Your Computer may be Spooked


Jay Park, Web Editor

   There is a critical flaw in nearly every single computer in use. Several independent researchers have started the new year with a bang by coincidentally discovering similar exploits that potentially allows a user to access all the private info of other computers freely. While this has been unknown by the public for nearly two decades, many companies are scurrying to patch the issues, but it is likely this problem will haunt us for years to come.

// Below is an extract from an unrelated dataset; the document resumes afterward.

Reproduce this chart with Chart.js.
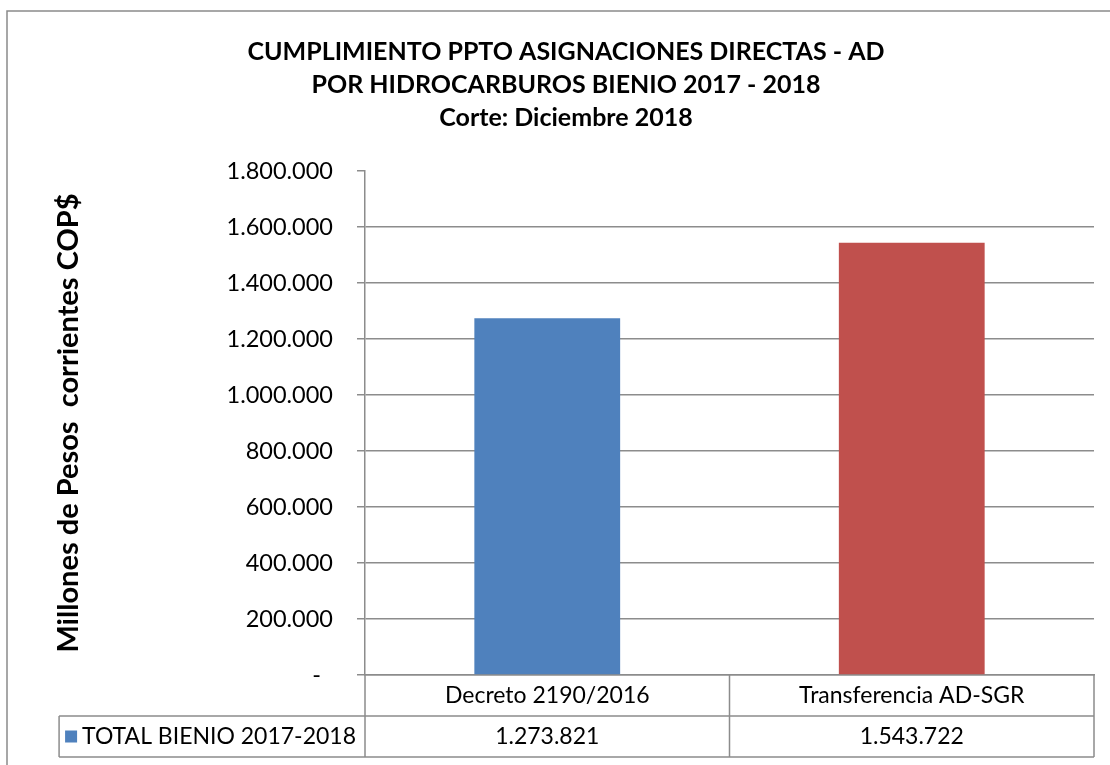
<!DOCTYPE html>
<html>
<head>
<meta charset="utf-8">
<script src="https://cdn.jsdelivr.net/npm/chart.js@4.4.1/dist/chart.umd.min.js"></script>
<style>
  html, body { margin: 0; padding: 0; background: #fff; }
  #wrap { width: 1110px; height: 765px; position: relative; }
</style>
</head>
<body>
<div id="wrap"><canvas id="c" width="1110" height="765"></canvas></div>
<script>
const categories = ['Decreto 2190/2016', 'Transferencia AD-SGR'];
const seriesName = 'TOTAL BIENIO 2017-2018';
const values = [1273821, 1543722];
const barColors = ['#4F81BD', '#C0504D'];
const titleLines = ['CUMPLIMIENTO PPTO ASIGNACIONES DIRECTAS - AD', 'POR HIDROCARBUROS BIENIO 2017 - 2018', 'Corte: Diciembre 2018'];
const yAxisTitle = 'Millones de Pesos  corrientes COP$';
const yMin = 0, yMax = 1800000, yStep = 200000;

const FONT = 'Lato, "Open Sans", sans-serif';
const GRID = '#8c8c8c';
const TXT = 23;

function fmt(v) {
  if (v === 0) return '-  ';
  const s = Math.round(v).toString();
  return s.replace(/\B(?=(\d{3})+(?!\d))/g, '.');
}

const framePlugin = {
  id: 'frame',
  beforeDraw(chart) {
    const ctx = chart.ctx;
    ctx.save();
    ctx.strokeStyle = '#8a8a8a';
    ctx.lineWidth = 1.5;
    ctx.beginPath();
    ctx.moveTo(7, 765);
    ctx.lineTo(7, 11);
    ctx.lineTo(1110, 11);
    ctx.stroke();
    ctx.restore();
  }
};

const tablePlugin = {
  id: 'datatable',
  afterDraw(chart) {
    const ctx = chart.ctx;
    const area = chart.chartArea;
    const xs = chart.scales.x;
    const top = area.bottom;
    const rowH = 41;
    const r1 = top + rowH, r2 = top + 2 * rowH;
    const half = (xs.getPixelForValue(1) - xs.getPixelForValue(0)) / 2;

    ctx.save();
    ctx.font = TXT + 'px ' + FONT;
    const textRight = area.left - 9;
    const textW = ctx.measureText(seriesName).width;
    const textLeft = textRight - textW;
    const keySize = 12;
    const keyLeft = textLeft - keySize - 5;
    const leftCell = keyLeft - 6;

    ctx.strokeStyle = GRID;
    ctx.lineWidth = 1.5;
    ctx.beginPath();
    ctx.moveTo(leftCell, r1); ctx.lineTo(area.right, r1);
    ctx.moveTo(leftCell, r2); ctx.lineTo(area.right, r2);
    ctx.moveTo(area.left, top); ctx.lineTo(area.left, r2);
    for (let i = 0; i < categories.length; i++) {
      const b = xs.getPixelForValue(i) + half;
      ctx.moveTo(b, top); ctx.lineTo(b, r2);
    }
    ctx.moveTo(leftCell, r1); ctx.lineTo(leftCell, r2);
    ctx.stroke();

    ctx.fillStyle = '#000';
    ctx.textAlign = 'center';
    ctx.textBaseline = 'middle';
    const midY = (r1 + r2) / 2;
    values.forEach((v, i) => {
      ctx.fillText(fmt(v), xs.getPixelForValue(i), midY);
    });
    ctx.fillStyle = barColors[0];
    ctx.fillRect(keyLeft, midY - keySize / 2, keySize, keySize);
    ctx.fillStyle = '#000';
    ctx.textAlign = 'left';
    ctx.fillText(seriesName, textLeft, midY);
    ctx.restore();
  }
};

new Chart(document.getElementById('c'), {
  type: 'bar',
  data: {
    labels: categories,
    datasets: [{
      label: seriesName,
      data: values,
      backgroundColor: barColors,
      borderWidth: 0,
      categoryPercentage: 1.0,
      barPercentage: 0.4
    }]
  },
  options: {
    responsive: false,
    animation: false,
    devicePixelRatio: 1,
    layout: { padding: { left: 38, right: 16, top: 0, bottom: 0 } },
    plugins: {
      legend: { display: false },
      tooltip: { enabled: false },
      title: {
        display: true,
        text: titleLines,
        color: '#000',
        font: { family: FONT, size: 25, weight: 'bold', lineHeight: '33px' },
        padding: { top: 35, bottom: 37 }
      }
    },
    scales: {
      x: {
        position: 'bottom',
        grid: { display: false, drawTicks: false },
        border: { display: true, color: GRID, width: 1.5 },
        ticks: { color: '#000', font: { family: FONT, size: TXT }, padding: 7, maxRotation: 0 },
        afterFit(scale) { scale.height = 90; }
      },
      y: {
        min: yMin, max: yMax,
        position: 'left',
        border: { display: true, color: GRID, width: 1.5 },
        grid: {
          color: (c) => (c.tick && c.tick.value === yMax) ? 'rgba(0,0,0,0)' : GRID,
          tickColor: GRID,
          lineWidth: 1.5,
          drawTicks: true,
          tickLength: 8
        },
        ticks: {
          stepSize: yStep,
          color: '#000',
          font: { family: FONT, size: 23.5 },
          padding: 24,
          callback: (v) => fmt(v)
        },
        title: {
          display: true,
          text: yAxisTitle,
          color: '#000',
          font: { family: FONT, size: 29, weight: 'bold' },
          padding: { top: 13, bottom: 0 }
        },
        afterFit(scale) { scale.width = 365 - 38; }
      }
    }
  },
  plugins: [framePlugin, tablePlugin]
});
</script>
</body>
</html>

   The problem lies within a computer’s CPU, or central processing unit. It is the part of the computer that is responsible for calculations and carrying out instructions. Meltdown, one of the two exploits, allows malicious programs to access higher privilege memories they they are not permitted to. While processing instructions, the CPU performs what is called a race condition. It is the act of checking privileges, making sure the program has permission to access different levels of information. By combining with a side-channel attack, which directly targets the physical vulnerabilities of the hardware itself, the malware can escape its isolated confinement and reach into the operating system and running processes.

   Many operating systems map memory and processes to all address spaces, which can be accessed by a rogue program. Defending against meltdown would need to avoid mapping memory or avoid being accessed during the race condition. Removing the shortcut would slow down processes all across the board. All microprocessors differ in how instructions are carried out, meaning this exploit is universal on Intel processors especially. And clearly, Meltdown will never be detected by the computer, much less by the user, when carried out.

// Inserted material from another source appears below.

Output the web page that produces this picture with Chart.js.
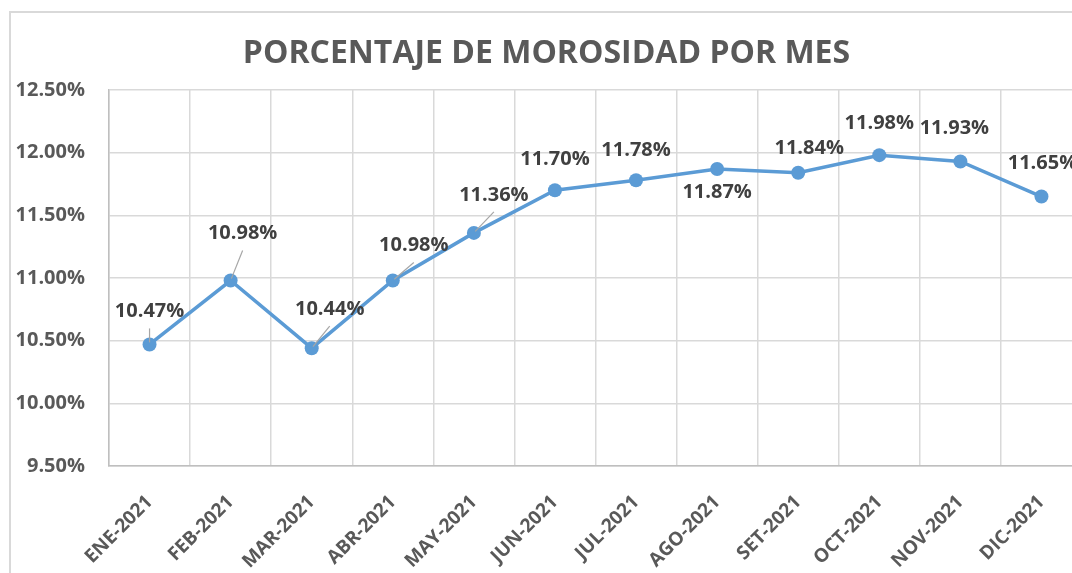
<!DOCTYPE html>
<html>
<head>
<meta charset="utf-8">
<script src="https://cdn.jsdelivr.net/npm/chart.js@4.4.1/dist/chart.umd.min.js"></script>
<style>
  html, body { margin: 0; padding: 0; background: #fff; overflow: hidden; width: 1072px; height: 573px; }
  #frame { position: absolute; left: 9px; top: 11px; width: 1100px; height: 600px;
           border-left: 2px solid #d9d9d9; border-top: 2px solid #d9d9d9; }
  #wrap { position: absolute; left: 0; top: 0; width: 1071px; height: 560px; }
</style>
</head>
<body>
<div id="frame"><div id="wrap"><canvas id="c"></canvas></div></div>
<script>
const categories = ['ENE-2021','FEB-2021','MAR-2021','ABR-2021','MAY-2021','JUN-2021',
                    'JUL-2021','AGO-2021','SET-2021','OCT-2021','NOV-2021','DIC-2021'];
const morosidad = [10.47, 10.98, 10.44, 10.98, 11.36, 11.70, 11.78, 11.87, 11.84, 11.98, 11.93, 11.65];
const yMin = 9.5, yMax = 12.5, yStep = 0.5;
const titleText = 'PORCENTAJE DE MOROSIDAD POR MES';

// label placement relative to each point (dx, dy, leader line)
const labelOffsets = [
  [0, -33, true], [12, -47, true], [18, -39, true], [21, -35, true], [20, -38, true],
  [0, -31, false], [0, -30, false], [0, 23, false], [11, -24, false], [0, -32, false],
  [-6, -33, false], [1, -33, false]
];

const FONT = '"Open Sans", Lato, sans-serif';

const labelPlugin = {
  id: 'pointLabels',
  afterDatasetsDraw(chart) {
    const ctx = chart.ctx;
    const meta = chart.getDatasetMeta(0);
    ctx.save();
    meta.data.forEach((pt, i) => {
      const [dx, dy, leader] = labelOffsets[i];
      const tx = pt.x + dx, ty = pt.y + dy;
      if (leader) {
        const sx = tx, sy = ty + 17;
        const vx = pt.x - sx, vy = pt.y - sy;
        const len = Math.hypot(vx, vy);
        const ex = pt.x - vx / len * 2, ey = pt.y - vy / len * 2;
        ctx.strokeStyle = '#a6a6a6';
        ctx.lineWidth = 1.2;
        ctx.beginPath();
        ctx.moveTo(sx, sy);
        ctx.lineTo(ex, ey);
        ctx.stroke();
      }
      ctx.font = 'bold 20px ' + FONT;
      ctx.fillStyle = '#404040';
      ctx.textAlign = 'center';
      ctx.textBaseline = 'middle';
      ctx.fillText(morosidad[i].toFixed(2) + '%', tx, ty);
    });
    ctx.restore();
  }
};

new Chart(document.getElementById('c'), {
  type: 'line',
  data: {
    labels: categories,
    datasets: [{
      data: morosidad,
      borderColor: '#5b9bd5',
      backgroundColor: '#5b9bd5',
      borderWidth: 3.5,
      pointRadius: 7,
      pointHoverRadius: 7,
      pointBorderWidth: 0,
      pointBackgroundColor: '#5b9bd5',
      pointBorderColor: '#5b9bd5',
      tension: 0
    }]
  },
  options: {
    responsive: true,
    maintainAspectRatio: false,
    animation: false,
    layout: { padding: 0, autoPadding: false },
    plugins: {
      legend: { display: false },
      tooltip: { enabled: false },
      title: {
        display: true,
        text: titleText,
        color: '#595959',
        font: { family: FONT, size: 32, weight: 'bold' },
        padding: { top: 22, bottom: 16.6 }
      }
    },
    scales: {
      x: {
        offset: true,
        grid: { offset: true, color: '#d9d9d9', lineWidth: 1.5, drawTicks: false },
        border: { color: '#bfbfbf', width: 1.5 },
        ticks: {
          color: '#595959',
          font: { family: FONT, size: 19, weight: 'bold' },
          maxRotation: 45, minRotation: 45,
          padding: 25,
          autoSkip: false
        },
        afterFit(scale) { scale.height = 107; scale.paddingRight = 0; }
      },
      y: {
        min: yMin, max: yMax,
        grid: { color: '#d9d9d9', lineWidth: 1.5, drawTicks: false },
        border: { color: '#bfbfbf', width: 1.5 },
        ticks: {
          stepSize: yStep,
          color: '#595959',
          font: { family: FONT, size: 20, weight: 'bold' },
          padding: 24,
          callback: v => v.toFixed(2) + '%'
        },
        afterFit(scale) { scale.width = 98; }
      }
    }
  },
  plugins: [labelPlugin]
});
</script>
</body>
</html>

   Spectre, the second method, is more complex to perform, but even more difficult to deal with. Amidst the race for faster performance, designers of microprocessors developed a method called the branch prediction, which would predict and carry out functions even before they were called by the user, essentially “preloading” data to raise speed. This form of speculative execution could reveal private data to attackers.

   While this form of breach could be prevented, that would mean taking out branch prediction, which have shown to slow down computer speeds by 5 to 25 percent according to Intel. But the real problem is dealing with the entirely unique classes of attacks possible by Spectre. Two to three variations of it have been detected and patched by teams, but it is unsure how many more there will be to fix, and whether or not they can be dealt before they are used maliciously.

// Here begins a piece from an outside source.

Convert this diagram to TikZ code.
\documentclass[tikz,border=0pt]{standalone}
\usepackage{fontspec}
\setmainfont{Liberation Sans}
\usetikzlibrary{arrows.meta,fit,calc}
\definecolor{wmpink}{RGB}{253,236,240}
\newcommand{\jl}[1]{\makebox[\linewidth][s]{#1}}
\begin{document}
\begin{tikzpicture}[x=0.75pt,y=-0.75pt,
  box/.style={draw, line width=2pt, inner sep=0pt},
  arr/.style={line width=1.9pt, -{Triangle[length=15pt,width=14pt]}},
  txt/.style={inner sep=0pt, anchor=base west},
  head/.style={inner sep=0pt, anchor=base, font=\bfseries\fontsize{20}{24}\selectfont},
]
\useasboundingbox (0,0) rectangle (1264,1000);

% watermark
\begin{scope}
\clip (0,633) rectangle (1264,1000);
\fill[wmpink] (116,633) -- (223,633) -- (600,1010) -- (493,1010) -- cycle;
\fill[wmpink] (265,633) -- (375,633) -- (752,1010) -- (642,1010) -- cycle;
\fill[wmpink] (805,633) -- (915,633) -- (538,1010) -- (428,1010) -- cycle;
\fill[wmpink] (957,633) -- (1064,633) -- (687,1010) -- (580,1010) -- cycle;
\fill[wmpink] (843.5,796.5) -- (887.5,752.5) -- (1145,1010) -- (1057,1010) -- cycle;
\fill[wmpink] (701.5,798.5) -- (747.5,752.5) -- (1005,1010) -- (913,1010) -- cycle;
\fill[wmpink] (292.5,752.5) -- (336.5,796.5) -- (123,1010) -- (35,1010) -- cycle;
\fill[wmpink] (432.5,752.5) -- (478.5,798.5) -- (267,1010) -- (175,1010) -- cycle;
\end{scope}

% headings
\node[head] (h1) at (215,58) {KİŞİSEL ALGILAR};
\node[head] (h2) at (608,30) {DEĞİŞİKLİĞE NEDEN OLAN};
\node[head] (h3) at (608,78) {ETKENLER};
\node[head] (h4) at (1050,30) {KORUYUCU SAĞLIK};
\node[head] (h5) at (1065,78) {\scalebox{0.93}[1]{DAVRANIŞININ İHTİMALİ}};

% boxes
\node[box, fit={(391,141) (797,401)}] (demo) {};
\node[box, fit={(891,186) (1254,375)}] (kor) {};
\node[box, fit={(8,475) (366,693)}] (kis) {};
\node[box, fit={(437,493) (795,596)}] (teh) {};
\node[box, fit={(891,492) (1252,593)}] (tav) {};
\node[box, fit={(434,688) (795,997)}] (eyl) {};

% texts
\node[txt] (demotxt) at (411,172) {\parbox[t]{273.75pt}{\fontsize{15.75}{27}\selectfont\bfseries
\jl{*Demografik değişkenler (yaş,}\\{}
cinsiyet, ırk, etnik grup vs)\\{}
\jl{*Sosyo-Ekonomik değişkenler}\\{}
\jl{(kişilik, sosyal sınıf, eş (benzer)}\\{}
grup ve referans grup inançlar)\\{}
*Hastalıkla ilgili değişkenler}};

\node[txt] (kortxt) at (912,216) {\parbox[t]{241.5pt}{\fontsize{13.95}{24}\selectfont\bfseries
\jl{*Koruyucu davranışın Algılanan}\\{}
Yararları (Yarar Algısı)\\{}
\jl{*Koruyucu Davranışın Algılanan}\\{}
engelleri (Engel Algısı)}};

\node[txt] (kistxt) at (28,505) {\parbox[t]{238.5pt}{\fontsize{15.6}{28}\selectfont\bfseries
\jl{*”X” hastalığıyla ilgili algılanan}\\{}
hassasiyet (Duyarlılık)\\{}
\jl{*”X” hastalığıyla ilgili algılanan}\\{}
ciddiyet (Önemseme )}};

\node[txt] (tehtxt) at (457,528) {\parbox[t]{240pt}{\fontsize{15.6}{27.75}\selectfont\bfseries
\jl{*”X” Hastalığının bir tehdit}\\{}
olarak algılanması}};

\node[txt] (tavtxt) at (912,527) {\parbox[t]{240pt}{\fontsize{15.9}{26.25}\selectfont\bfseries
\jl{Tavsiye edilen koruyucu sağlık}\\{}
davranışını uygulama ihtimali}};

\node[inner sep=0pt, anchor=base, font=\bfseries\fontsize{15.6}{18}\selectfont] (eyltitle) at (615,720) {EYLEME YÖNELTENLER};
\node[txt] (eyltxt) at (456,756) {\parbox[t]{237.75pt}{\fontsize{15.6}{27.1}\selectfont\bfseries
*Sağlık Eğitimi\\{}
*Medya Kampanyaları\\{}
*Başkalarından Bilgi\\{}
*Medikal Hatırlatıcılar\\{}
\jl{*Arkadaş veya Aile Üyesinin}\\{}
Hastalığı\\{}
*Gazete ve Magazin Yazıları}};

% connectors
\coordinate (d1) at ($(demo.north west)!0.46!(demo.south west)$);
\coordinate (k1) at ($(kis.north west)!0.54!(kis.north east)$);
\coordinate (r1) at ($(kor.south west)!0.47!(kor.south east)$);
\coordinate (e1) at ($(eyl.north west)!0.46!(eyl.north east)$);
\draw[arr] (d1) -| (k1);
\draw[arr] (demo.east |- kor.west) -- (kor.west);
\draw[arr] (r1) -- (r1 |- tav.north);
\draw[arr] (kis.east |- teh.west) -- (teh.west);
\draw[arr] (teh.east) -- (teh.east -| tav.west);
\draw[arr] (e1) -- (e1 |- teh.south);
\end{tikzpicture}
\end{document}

   These bugs affect Intel, AMD, ARM processors, of one of which is in almost all modern computers. Even more interesting is that it can affect Amazon Web Services, which are server farms. A hacker could use the cloud services to peer into other computers over the Internet.

   Many large corporations have been pouring out fixes for these vulnerabilities, but it is probable that they are just band-aid or placebo fixes to avoid public backlash. No party is sure if there will be any more future bugs as massive as Spectre and Meltdown lying dormant insides each computer. As these two exploits have shown, no one is necessarily safe. Every action we have performed on the computer have been recorded and has probably been leaked to shady organizations who have no qualms with using that information however they want.

   The technology industry as a whole has received a setback. This incident serves as a reminder that in our pursuit to better and further technology, there will be people willing to break into innovations if they are not protected well enough. Previously, bugs were reduced to a singular company and program. As technology centralizes, companies will have to work in unison to prevent future Meltdowns and Spectres. This is the first major event that really proves how young the computer industry is, and it highlights the turbulent future ahead of its users.